§ **Written problem**:
Copy the first line of the entries below and every line after it through the line containing "2.3, 3.0, 3.91];". Do not include pictures.

* Begin *

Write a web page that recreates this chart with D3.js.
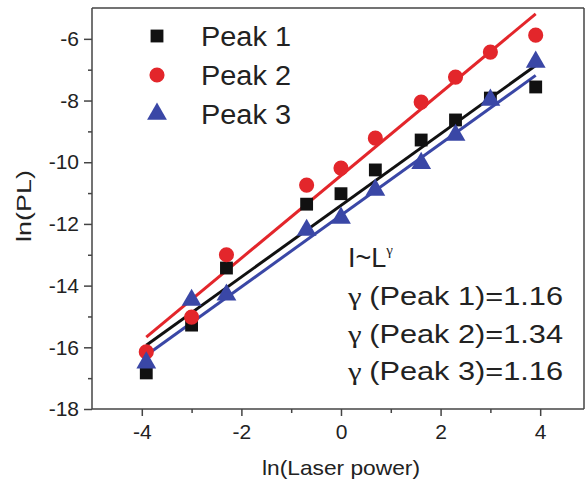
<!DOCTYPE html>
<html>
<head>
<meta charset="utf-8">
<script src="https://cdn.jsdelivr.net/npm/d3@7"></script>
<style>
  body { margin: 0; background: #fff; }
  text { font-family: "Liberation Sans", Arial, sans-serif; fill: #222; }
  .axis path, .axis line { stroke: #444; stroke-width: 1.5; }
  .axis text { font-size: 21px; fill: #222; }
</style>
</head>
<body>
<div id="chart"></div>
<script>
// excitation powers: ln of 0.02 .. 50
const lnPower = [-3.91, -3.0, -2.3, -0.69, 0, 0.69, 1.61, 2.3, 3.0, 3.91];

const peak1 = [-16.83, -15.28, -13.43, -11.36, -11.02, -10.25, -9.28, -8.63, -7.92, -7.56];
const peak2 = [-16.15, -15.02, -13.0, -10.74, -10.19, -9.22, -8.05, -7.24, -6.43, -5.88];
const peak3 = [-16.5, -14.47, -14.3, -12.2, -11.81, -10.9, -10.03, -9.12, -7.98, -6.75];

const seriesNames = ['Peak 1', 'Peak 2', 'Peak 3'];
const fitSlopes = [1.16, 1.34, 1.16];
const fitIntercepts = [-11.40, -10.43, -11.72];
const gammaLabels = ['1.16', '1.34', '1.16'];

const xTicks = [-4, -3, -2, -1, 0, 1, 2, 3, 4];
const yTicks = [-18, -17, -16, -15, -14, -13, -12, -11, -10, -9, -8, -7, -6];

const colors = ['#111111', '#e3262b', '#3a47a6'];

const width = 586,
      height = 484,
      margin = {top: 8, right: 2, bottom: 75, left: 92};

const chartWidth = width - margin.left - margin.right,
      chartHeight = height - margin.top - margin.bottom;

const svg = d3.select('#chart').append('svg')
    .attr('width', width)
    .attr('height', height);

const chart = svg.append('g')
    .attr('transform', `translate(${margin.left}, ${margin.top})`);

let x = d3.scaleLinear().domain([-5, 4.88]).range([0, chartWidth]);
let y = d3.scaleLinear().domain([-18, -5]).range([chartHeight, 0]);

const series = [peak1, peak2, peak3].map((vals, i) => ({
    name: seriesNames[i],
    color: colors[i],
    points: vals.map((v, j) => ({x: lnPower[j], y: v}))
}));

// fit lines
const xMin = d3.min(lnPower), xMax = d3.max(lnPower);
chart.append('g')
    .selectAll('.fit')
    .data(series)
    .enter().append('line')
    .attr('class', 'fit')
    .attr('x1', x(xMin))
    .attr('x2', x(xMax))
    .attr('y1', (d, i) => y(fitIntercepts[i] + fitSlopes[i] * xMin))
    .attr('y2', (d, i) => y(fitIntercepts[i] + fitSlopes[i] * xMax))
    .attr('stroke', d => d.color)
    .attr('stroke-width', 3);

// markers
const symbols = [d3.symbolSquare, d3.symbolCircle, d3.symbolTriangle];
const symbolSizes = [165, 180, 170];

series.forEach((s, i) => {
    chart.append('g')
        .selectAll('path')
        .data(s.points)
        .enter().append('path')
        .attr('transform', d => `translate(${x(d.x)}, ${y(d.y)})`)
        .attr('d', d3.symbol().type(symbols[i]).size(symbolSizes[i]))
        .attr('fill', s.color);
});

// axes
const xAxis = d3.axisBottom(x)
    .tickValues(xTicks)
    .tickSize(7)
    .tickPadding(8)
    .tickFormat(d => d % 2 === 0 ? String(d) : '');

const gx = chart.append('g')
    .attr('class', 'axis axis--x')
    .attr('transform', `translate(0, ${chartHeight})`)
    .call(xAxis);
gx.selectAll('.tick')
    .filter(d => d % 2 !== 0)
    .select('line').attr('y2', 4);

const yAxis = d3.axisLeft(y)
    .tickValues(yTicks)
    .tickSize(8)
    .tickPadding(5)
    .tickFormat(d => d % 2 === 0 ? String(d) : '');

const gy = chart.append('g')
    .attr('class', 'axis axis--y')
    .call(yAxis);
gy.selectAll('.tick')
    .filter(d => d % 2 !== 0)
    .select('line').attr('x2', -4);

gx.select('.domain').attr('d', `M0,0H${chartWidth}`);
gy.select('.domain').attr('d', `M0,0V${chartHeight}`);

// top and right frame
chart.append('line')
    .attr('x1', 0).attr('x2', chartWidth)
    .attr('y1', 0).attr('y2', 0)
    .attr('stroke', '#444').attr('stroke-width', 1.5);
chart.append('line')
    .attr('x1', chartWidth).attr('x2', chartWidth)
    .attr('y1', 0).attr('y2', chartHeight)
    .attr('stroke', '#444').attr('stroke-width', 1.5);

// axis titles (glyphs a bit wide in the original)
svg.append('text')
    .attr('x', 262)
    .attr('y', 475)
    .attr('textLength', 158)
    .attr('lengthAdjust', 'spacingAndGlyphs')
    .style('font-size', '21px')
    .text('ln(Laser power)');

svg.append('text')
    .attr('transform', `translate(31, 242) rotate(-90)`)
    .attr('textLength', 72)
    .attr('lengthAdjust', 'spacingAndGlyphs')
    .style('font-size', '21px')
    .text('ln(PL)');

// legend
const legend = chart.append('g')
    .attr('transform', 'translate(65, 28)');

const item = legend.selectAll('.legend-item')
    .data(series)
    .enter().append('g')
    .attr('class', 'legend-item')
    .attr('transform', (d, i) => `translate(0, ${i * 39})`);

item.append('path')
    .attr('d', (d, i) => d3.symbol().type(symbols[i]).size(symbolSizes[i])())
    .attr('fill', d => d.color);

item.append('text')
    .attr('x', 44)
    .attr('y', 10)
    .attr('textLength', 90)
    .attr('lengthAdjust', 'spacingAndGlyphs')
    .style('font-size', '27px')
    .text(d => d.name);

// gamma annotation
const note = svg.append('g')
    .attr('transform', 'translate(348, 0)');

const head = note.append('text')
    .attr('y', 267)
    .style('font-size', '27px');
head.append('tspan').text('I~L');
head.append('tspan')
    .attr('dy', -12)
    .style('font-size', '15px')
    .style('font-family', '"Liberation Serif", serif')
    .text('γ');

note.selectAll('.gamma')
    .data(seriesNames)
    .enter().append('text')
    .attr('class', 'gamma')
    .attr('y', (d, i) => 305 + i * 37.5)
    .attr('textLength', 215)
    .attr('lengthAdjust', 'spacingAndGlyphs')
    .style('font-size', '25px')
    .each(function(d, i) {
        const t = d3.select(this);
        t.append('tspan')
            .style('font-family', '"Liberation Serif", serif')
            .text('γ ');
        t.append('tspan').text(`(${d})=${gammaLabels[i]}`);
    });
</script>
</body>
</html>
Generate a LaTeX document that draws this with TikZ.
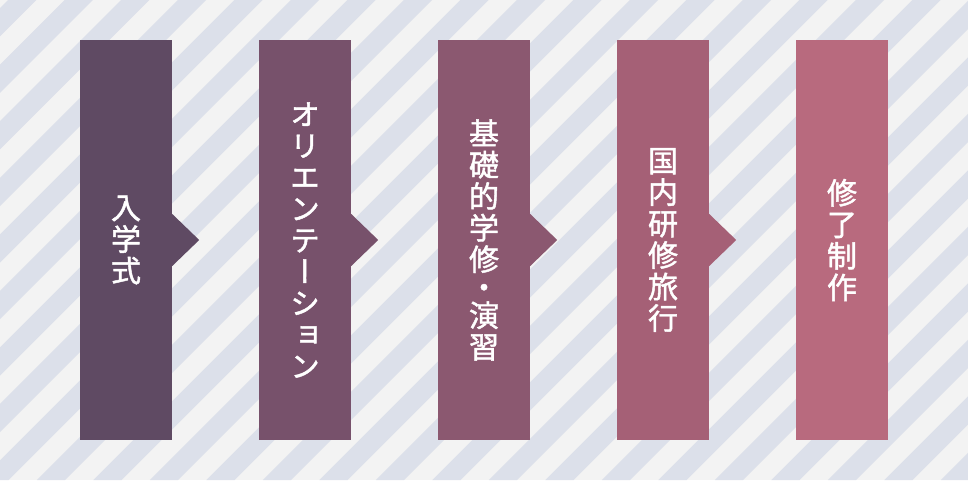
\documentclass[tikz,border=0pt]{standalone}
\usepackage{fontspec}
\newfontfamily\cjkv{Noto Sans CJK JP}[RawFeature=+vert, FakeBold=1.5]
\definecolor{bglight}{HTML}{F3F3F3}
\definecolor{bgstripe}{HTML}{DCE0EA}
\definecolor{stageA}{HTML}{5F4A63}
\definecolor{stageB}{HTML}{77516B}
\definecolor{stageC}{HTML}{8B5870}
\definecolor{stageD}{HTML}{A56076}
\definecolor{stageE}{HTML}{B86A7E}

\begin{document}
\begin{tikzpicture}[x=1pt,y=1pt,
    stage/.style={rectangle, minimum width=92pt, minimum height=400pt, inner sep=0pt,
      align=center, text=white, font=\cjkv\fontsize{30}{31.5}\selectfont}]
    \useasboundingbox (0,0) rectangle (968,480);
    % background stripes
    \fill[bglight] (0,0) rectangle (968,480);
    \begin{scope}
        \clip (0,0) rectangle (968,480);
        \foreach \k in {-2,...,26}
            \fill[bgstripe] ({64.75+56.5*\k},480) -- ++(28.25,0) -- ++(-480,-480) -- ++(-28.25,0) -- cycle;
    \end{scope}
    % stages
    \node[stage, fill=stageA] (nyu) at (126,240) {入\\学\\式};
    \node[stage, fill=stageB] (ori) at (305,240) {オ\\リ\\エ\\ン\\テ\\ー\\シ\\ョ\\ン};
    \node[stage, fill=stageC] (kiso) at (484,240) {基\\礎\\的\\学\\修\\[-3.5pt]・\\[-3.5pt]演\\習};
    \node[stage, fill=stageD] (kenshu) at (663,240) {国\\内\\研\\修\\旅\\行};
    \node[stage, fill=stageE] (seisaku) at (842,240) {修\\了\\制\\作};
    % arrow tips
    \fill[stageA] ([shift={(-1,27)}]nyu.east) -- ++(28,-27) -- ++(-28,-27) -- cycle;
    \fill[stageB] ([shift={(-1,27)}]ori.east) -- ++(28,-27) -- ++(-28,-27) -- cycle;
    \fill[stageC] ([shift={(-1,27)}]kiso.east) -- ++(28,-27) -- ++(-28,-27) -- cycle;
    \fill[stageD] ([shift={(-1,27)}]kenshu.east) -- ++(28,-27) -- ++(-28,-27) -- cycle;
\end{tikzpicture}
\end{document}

* End *

§ **Answer below**:
Write a web page that recreates this chart with D3.js.
<!DOCTYPE html>
<html>
<head>
<meta charset="utf-8">
<script src="https://cdn.jsdelivr.net/npm/d3@7"></script>
<style>
  body { margin: 0; background: #fff; }
  text { font-family: "Liberation Sans", Arial, sans-serif; fill: #222; }
  .axis path, .axis line { stroke: #444; stroke-width: 1.5; }
  .axis text { font-size: 21px; fill: #222; }
</style>
</head>
<body>
<div id="chart"></div>
<script>
// excitation powers: ln of 0.02 .. 50
const lnPower = [-3.91, -3.0, -2.3, -0.69, 0, 0.69, 1.61, 2.3, 3.0, 3.91];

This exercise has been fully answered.